Television Electronic Disc (TeD) is a discontinued video recording format, released in 1975 by Telefunken and Teldec. The format used 8 in flexible foil discs, which spun at 1,500 rpm on a cushion of air. TeD never gained wide acceptance, and could not compete against the emerging videocassette systems of the time.

==History==
Initially known as "The Video Disc" or the Teldec Television Disc, TeD (Television Electronic Disc) was first announced at a press conference in Berlin on June 24, 1970. It was developed by a team from two German companies: AEG-Telefunken and Teldec. Program information was stored in the form of ridges in the surface of a thin, flexible foil disc, which was claimed to be sufficiently robust to withstand being played 1,000 times. The main technological breakthrough was the vertical recording method that reduced the track pitch to 0.007 mm, and increased the rotation speed to 1,500 rpm, making it possible to record 130–150 grooves per millimeter, compared with the typical 10–13 grooves on an audio disc. This increased the available bandwidth from around 15 kHz to 3 MHz. The tracks were read by a pressure pick-up, which translated the surface of the ridges, via a piezo-electric crystal, into an electrical signal.

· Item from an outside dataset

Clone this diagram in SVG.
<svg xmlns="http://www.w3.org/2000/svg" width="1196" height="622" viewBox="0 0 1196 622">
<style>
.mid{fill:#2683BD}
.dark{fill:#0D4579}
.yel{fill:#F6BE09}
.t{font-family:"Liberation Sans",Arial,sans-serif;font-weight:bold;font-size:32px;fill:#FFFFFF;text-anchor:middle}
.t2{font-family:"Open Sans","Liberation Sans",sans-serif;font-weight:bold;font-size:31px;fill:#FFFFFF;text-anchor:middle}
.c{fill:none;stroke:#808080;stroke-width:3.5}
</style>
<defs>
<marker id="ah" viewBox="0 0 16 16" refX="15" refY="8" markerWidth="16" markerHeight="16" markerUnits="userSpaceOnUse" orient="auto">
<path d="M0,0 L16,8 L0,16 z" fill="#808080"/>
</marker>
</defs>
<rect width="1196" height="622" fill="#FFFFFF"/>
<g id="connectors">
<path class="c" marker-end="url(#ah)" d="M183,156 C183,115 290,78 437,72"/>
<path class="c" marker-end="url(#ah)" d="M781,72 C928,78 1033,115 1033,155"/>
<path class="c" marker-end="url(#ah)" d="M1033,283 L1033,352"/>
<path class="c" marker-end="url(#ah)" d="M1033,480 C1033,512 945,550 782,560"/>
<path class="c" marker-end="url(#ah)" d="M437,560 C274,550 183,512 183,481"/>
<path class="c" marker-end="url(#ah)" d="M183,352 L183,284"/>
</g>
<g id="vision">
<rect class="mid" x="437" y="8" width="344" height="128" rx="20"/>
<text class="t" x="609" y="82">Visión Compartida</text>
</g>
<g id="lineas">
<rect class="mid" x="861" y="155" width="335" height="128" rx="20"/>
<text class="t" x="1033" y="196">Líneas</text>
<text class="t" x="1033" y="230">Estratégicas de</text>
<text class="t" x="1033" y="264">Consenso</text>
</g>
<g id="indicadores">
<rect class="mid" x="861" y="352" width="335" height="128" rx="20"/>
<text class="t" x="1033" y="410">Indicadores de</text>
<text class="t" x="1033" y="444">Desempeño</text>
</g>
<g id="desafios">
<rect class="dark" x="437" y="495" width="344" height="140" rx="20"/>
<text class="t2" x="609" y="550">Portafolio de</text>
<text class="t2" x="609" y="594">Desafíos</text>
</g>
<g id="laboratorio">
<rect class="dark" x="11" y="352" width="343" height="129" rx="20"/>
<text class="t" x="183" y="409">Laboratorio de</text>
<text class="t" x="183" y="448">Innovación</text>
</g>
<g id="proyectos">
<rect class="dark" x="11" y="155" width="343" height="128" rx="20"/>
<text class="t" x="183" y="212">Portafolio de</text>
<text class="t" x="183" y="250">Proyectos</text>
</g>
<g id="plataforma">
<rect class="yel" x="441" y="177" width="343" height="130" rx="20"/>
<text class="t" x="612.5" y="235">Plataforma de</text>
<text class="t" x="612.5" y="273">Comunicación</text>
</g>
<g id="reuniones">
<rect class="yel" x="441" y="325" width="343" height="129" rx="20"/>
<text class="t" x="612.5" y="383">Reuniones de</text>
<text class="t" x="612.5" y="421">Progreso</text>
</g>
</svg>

Tracking was controlled not by the pick-up resting within the walls of a groove, but by a mechanical coupling on which the pick-up mounting is supported. There was no turntable. The rotation of the disc at 1,500 rpm created a thin cushion of air between the disc and a fixed plate. Vertical movement of the disc was kept to within 0.05mm. Eight-inch discs could store five minutes of programming, twelve-inch discs about 7½ minutes.

==Marketing==
By autumn 1972, the name of the system had just been changed to TeD (for Television Disc) and the playing time of the eight-inch disc had been doubled to 10 minutes. TeD players were finally introduced on the West German market on 17 March 1975. Six labels offered programs: Decca, Teldec Intertel, Telefunken, Ufa/ATB, Ullstein AV and Videophon. Within the first three months 6,000 players had been shipped to 2,500 dealers, and 50,000 discs were in the shops. Sanyo Electric Co., Ltd. of Japan, which had been conducting similar research itself (but was by now also developing the V-Cord videocassette recorder), was granted a licence to produce a version that would play out in the NTSC television format and by the end of 1976 had devised a long-awaited auto-changer that took 12 10-minute discs. Also in Japan, General Corporation took a manufacturing licence in July 1976 with an expectation of coming to market in April 1977. A software consortium, Nippon Video Systems, was formed around the same time. By the end of 1978 Telefunken itself had adopted VHS.